Da
doutrina da verdade
Tomás de Kempis
1. Feliz aquele a quem a Verdade por si ensina, não por figuras ou
palavras que passam, senão por si mesma, mostrando-se tal qual é.
Nossa razão e nossos sentidos vêem pouco e muitas vezes nos
enganam. Que aproveitam estas discussões sutis de coisas ocultas
e obscuras de que
não seremos argüidos no juízo de Deus por as havermos
ignorado? Grande insensatez descuidarmos o que é útil e necessário
para nos aplicarmos com gosto ao curioso e nocivo. Em verdade, temos olhos
e não vemos.
2. Que se nos dá dos gêneros e das espécies? De muitas
opiniões se desembaraça aquele a quem fala o Verbo eterno.
Deste único verbo procedem todas as coisas, e todas O proclamam;
e Ele é o Princípio que também dentro de nós
fala (João VIII, 25).
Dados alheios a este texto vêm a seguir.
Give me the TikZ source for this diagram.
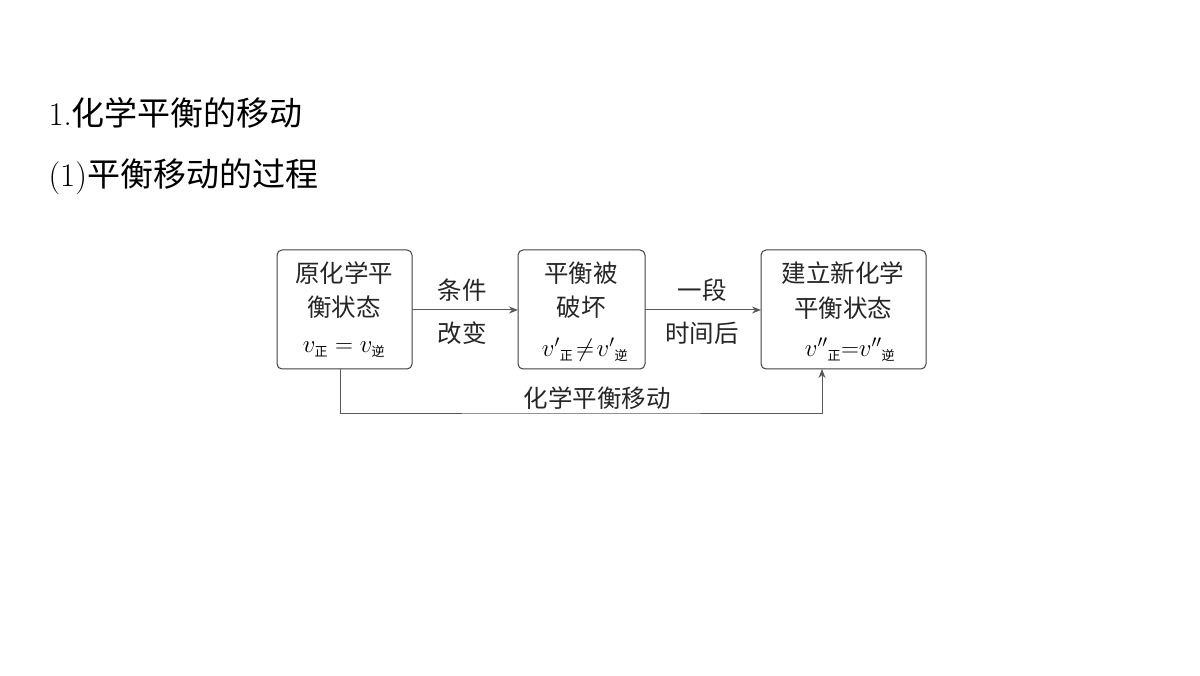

Sem Ele, ninguém entende ou julga retamente.
Aquele que tudo encontra na Unidade soberana, a ela tudo refere e nela tudo
vê por ter o coração firme e descansar na paz de Deus.
Oh! Verdade! Oh! Deus! uni-me a Vós em caridade perpétua!
Enfastia-me muitas vezes ler e ouvir tanta coisa; em Vós se acha
quanto quero e desejo. Calem-se todos os doutores; emudeçam em Vossa
presença as criaturas todas; falai-me Vós só!
3. Quanto maior progresso fizer cada um na unidade e simplificação
interior, tanto mais numerosas e mais sublimes coisas entenderá sem
esforço, porque do alto receberá a luz da inteligência.
A alma pura, simples e constante não se dissipa ainda que entenda
em muitas
ocupações; porque todas refere à glória de Deus
e, tranqüila, em coisa alguma busca a si própria. Que há
que mais te embarace e perturbe do que os afetos imortificados de teu coração?
O homem bom temente a Deus dispõe primeiro no seu interior as obras
que depois há de fazer
externamente; assim elas não o arrastam ao desejo de alguma inclinação
viciosa mas ele as submete ao arbítrio da reta razão. Quem
peleja com mais vigor do que aquele que trabalha por vencer a si mesmo?
Este deverá ser o nosso maior empenho: vencermo-nos a nós
mesmos,
tornarmo-nos cada dia mais fortes e fazermos algum progresso no bem.
4. Toda perfeição nesta vida anda mesclada de alguma imperfeição
e na nossa inteligência não há luz sem sombras. O humilde
conhecimento de ti mesmo é caminho que leva a Deus com mais segurança
que as investigações profundas da ciência. Não
é que a ciência ou o simples
conhecimento das coisas sejam condenáveis, porque em si são
bons e ordenados por Deus; sempre, porém, se lhes há de preferir
a boa consciência e a vida virtuosa. Mas porque muitos se empenham
mais em adquirir ciência do que em bem viver, por isso erram a cada
passo e pouco ou nenhum fruto colhem do seu trabalho.
5. Oh! Se eles pusessem tanto ardor em extirpar vícios e plantar
virtudes como põem em agitar questões, não se veriam
tantos males e escândalos entre o povo nem tanta desordem nos mosteiros.
Por certo, no dia do Juízo não se nos perguntará o
que lemos mas o que fizemos;
nem se falamos com eloqüência senão se vivemos com piedade.
Dize-me: onde estão agora todos aqueles mestres e doutores que bem
conheceste quando ainda viviam e floresciam nas escolas? Já outros
possuem as suas prebendas e talvez nem deles se lembrem; quando vivos
pareciam alguma coisa, hoje deles nem se fala.
6. Oh! Quão depressa passa a glória do mundo! Prouvera a Deus
que a vida lhes concordasse com a doutrina; teriam então lido e estudado
com proveito. Quantos perecem no mundo, entregues a uma ciência vã
e descuidados do serviço de Deus! Esvaeceram em suas cogitações
(Ad Rom I, 21) porque antes quiseram ser grandes que humildes. Verdadeiramente
grande é quem tem grande caridade! Verdadeiramente grande, aquele,
que, pequeno aos próprios olhos, em nada estima as maiores honras.
Verdadeiramente sábio, aquele que considera "todas as
coisas da terra como lodo para ganhar a Cristo"(Filip. III, 8). E verdadeiramente
douto, aquele que faz a vontade de Deus e renuncia à própria.